**EXERCISE:** Comb through the entries for "matches" and pull out each line that holds it.

**DATA SHOWN:**

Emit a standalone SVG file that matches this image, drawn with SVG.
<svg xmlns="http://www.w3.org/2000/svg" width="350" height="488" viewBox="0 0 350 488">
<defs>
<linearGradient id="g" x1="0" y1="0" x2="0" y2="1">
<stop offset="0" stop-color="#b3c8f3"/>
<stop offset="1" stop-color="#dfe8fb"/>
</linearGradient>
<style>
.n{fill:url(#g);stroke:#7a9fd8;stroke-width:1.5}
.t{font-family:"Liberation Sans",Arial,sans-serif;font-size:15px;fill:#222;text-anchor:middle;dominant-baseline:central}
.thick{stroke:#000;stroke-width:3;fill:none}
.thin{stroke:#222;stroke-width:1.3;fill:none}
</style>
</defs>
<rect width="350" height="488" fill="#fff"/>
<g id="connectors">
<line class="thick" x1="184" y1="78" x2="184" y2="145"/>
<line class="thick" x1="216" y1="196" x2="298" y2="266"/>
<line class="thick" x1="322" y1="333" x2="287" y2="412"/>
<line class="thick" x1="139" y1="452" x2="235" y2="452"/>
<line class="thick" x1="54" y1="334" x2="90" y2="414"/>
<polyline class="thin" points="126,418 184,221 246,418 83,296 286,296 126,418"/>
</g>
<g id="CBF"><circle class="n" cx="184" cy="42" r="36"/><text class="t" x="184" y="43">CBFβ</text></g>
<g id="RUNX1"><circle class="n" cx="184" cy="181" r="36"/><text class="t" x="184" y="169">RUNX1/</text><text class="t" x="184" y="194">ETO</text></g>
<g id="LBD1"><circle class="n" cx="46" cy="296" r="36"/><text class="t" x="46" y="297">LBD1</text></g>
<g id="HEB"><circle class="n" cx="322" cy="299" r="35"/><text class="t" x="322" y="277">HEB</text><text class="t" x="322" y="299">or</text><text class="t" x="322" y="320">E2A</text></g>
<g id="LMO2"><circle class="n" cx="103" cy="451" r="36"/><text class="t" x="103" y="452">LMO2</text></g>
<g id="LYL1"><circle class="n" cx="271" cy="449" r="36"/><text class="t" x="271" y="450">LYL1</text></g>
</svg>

---

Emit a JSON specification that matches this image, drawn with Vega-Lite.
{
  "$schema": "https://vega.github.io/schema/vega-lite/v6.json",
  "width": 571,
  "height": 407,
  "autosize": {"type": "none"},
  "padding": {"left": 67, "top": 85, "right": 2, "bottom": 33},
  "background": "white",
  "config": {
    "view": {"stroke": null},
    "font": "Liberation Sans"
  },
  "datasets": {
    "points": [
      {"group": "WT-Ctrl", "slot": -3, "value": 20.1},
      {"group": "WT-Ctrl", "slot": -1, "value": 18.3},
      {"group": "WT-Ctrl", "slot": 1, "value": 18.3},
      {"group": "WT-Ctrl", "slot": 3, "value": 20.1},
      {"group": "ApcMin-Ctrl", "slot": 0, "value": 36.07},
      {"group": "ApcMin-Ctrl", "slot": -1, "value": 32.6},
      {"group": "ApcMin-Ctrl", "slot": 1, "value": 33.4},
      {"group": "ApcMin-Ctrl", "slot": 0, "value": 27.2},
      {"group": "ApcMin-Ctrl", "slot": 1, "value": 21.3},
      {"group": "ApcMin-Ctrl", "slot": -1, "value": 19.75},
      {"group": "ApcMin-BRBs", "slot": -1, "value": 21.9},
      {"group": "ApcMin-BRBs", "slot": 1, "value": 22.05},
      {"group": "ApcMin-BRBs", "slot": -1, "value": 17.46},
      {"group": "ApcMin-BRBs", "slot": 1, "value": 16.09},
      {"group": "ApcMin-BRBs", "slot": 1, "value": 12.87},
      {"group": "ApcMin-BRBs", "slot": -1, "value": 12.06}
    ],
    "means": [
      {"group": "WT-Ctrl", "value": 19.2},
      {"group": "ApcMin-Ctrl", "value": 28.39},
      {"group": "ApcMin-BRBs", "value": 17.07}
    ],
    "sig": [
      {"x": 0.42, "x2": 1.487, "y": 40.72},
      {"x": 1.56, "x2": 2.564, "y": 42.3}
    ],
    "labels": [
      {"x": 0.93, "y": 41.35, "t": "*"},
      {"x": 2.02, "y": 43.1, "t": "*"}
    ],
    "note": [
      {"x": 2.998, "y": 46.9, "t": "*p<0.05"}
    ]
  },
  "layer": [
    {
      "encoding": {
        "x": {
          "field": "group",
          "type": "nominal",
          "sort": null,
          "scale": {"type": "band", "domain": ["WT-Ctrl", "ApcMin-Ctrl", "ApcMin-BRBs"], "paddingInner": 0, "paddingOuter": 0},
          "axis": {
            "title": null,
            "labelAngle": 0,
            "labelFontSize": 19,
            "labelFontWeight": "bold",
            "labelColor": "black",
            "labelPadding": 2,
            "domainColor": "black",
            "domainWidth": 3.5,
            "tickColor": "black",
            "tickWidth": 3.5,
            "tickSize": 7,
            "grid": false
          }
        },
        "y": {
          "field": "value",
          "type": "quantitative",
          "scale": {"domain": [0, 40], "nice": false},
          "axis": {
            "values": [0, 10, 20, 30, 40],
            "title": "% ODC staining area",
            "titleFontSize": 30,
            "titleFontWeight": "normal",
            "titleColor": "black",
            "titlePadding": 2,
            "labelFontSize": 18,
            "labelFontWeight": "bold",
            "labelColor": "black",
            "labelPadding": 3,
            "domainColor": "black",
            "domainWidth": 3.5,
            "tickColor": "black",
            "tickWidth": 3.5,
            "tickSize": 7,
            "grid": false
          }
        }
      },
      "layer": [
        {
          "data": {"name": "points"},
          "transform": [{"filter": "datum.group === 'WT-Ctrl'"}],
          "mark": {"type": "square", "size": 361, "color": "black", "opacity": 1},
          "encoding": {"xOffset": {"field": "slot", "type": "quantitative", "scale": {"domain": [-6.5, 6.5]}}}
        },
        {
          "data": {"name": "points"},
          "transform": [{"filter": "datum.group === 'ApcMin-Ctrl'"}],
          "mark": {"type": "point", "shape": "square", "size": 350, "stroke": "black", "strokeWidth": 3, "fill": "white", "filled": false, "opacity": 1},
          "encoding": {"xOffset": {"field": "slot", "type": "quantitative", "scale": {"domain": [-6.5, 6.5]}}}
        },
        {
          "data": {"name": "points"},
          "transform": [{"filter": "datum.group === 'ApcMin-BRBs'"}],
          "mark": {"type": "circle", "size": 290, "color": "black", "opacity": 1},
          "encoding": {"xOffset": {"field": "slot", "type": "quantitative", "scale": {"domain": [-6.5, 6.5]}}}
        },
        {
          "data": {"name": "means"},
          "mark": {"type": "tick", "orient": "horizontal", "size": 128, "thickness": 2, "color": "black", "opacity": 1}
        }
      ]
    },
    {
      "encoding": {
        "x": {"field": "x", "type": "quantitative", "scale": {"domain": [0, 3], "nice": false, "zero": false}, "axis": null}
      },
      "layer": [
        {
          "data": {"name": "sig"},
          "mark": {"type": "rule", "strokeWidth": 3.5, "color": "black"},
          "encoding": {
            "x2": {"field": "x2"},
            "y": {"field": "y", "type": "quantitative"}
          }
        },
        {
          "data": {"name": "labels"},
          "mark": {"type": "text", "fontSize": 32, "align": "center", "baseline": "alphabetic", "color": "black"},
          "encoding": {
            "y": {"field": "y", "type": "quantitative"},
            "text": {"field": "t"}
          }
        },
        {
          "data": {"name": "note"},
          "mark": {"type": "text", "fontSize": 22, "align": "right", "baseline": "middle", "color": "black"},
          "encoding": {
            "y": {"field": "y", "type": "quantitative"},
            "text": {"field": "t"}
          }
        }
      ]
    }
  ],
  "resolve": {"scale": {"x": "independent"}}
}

**TASK OUTPUT:**
Emit a standalone SVG file that matches this image, drawn with SVG.
Emit a JSON specification that matches this image, drawn with Vega-Lite.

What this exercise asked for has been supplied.